Applications in Real Estate, Renovation, and DIY Projects

Square footage is used across many industries and decisions:

  • Real estate: to communicate home size, room scale, and usable interior area
  • Flooring: to estimate tile, carpet, hardwood, vinyl, and underlayment quantities
  • Painting: to estimate wall and ceiling coverage, though paint uses surface area rather than floor area
  • Heating and cooling: to help estimate rough room sizing needs
  • Furniture planning: to see whether large items will fit proportionally within a room
  • Remodeling budgets: to compare labor and material rates by area

When measuring a whole house, calculate each room separately and sum the areas. This is far more reliable than trying to estimate a full floor plan in one step. It also creates a room-by-room record you can reuse for painting, trim, and furnishing later.

Useful Measurement Benchmarks

People often understand square footage more easily when it is tied to examples. A 5 ft × 8 ft bathroom is 40 square feet. A 10 ft × 10 ft bedroom is 100 square feet. A 12 ft × 12 ft room is 144 square feet. A one-car garage around 12 ft × 20 ft is 240 square feet. These reference points can help you check whether your calculations feel realistic.

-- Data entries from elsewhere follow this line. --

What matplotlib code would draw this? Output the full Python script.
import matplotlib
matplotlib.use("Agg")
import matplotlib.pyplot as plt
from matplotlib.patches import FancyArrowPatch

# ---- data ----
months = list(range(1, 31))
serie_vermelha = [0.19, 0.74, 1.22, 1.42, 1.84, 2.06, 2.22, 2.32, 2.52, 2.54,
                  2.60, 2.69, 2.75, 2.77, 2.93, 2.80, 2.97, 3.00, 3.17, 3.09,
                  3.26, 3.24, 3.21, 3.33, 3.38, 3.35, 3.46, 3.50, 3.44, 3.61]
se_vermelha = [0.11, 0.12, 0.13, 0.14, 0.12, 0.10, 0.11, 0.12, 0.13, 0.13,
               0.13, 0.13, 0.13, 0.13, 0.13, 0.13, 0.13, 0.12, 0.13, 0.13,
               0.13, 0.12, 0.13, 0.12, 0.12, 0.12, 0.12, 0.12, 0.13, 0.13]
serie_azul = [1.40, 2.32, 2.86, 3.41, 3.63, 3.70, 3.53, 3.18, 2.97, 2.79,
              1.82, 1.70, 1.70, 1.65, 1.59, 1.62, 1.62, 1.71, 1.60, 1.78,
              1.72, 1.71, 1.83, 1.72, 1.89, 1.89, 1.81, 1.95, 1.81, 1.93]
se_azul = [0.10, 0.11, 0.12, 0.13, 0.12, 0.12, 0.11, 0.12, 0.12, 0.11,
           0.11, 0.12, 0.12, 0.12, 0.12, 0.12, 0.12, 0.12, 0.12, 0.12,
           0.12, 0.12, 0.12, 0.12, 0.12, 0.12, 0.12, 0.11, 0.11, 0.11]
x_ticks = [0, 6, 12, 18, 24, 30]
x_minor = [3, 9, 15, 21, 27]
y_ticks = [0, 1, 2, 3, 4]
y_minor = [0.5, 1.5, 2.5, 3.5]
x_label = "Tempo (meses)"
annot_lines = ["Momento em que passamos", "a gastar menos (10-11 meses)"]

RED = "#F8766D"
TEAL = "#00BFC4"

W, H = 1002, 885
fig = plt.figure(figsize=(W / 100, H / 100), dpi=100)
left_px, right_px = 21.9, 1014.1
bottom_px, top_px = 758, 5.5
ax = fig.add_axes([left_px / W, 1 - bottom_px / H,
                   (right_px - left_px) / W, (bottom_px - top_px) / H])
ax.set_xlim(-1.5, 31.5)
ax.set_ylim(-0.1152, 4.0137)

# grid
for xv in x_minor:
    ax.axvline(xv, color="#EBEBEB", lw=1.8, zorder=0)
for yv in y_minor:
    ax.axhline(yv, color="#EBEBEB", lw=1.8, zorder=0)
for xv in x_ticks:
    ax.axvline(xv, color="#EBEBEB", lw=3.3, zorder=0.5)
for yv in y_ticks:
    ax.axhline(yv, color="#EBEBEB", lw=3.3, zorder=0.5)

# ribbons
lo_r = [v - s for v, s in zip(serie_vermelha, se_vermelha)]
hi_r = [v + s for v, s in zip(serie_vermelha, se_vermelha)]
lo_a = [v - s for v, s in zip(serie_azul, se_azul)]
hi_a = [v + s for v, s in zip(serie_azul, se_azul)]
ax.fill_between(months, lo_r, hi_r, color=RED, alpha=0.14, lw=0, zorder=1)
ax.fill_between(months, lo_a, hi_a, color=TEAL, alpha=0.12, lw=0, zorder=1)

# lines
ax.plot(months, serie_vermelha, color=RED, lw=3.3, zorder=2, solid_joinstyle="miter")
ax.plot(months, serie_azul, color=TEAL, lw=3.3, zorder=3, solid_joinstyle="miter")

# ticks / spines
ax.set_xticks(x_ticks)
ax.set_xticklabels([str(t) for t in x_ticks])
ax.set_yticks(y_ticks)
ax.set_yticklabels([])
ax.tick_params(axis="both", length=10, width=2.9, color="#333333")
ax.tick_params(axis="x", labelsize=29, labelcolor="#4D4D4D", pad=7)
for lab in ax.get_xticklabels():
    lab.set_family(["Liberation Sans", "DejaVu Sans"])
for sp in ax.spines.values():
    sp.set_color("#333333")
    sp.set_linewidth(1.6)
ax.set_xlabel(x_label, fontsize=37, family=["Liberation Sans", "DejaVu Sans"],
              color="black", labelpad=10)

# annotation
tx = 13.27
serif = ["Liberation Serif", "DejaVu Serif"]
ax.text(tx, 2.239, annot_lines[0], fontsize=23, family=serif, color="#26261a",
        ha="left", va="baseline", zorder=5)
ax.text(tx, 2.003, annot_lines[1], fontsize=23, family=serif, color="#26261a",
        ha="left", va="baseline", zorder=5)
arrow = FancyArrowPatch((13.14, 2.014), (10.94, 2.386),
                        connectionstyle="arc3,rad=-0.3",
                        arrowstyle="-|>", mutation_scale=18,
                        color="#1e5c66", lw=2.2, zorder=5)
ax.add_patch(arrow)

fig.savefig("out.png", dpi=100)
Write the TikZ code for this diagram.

Authoritative Measurement Resources

For official measurement standards and unit conversion references, review resources from recognized agencies and universities:

Final Takeaway

The formula to calculate square feet is simple, but using it well requires careful measuring and clean unit conversion. Start with the basic rule: multiply length by width after converting everything into feet. For irregular rooms, divide the space into smaller rectangles. For material orders, add a realistic waste allowance based on project complexity. And when comparing suppliers, always check whether the quote is in square feet, square yards, or square meters.

If you want a fast answer, use this rule: square feet = length in feet × width in feet. If you want an accurate answer for real projects, measure carefully, convert precisely, and account for waste. That combination is what turns a simple formula into a professional result.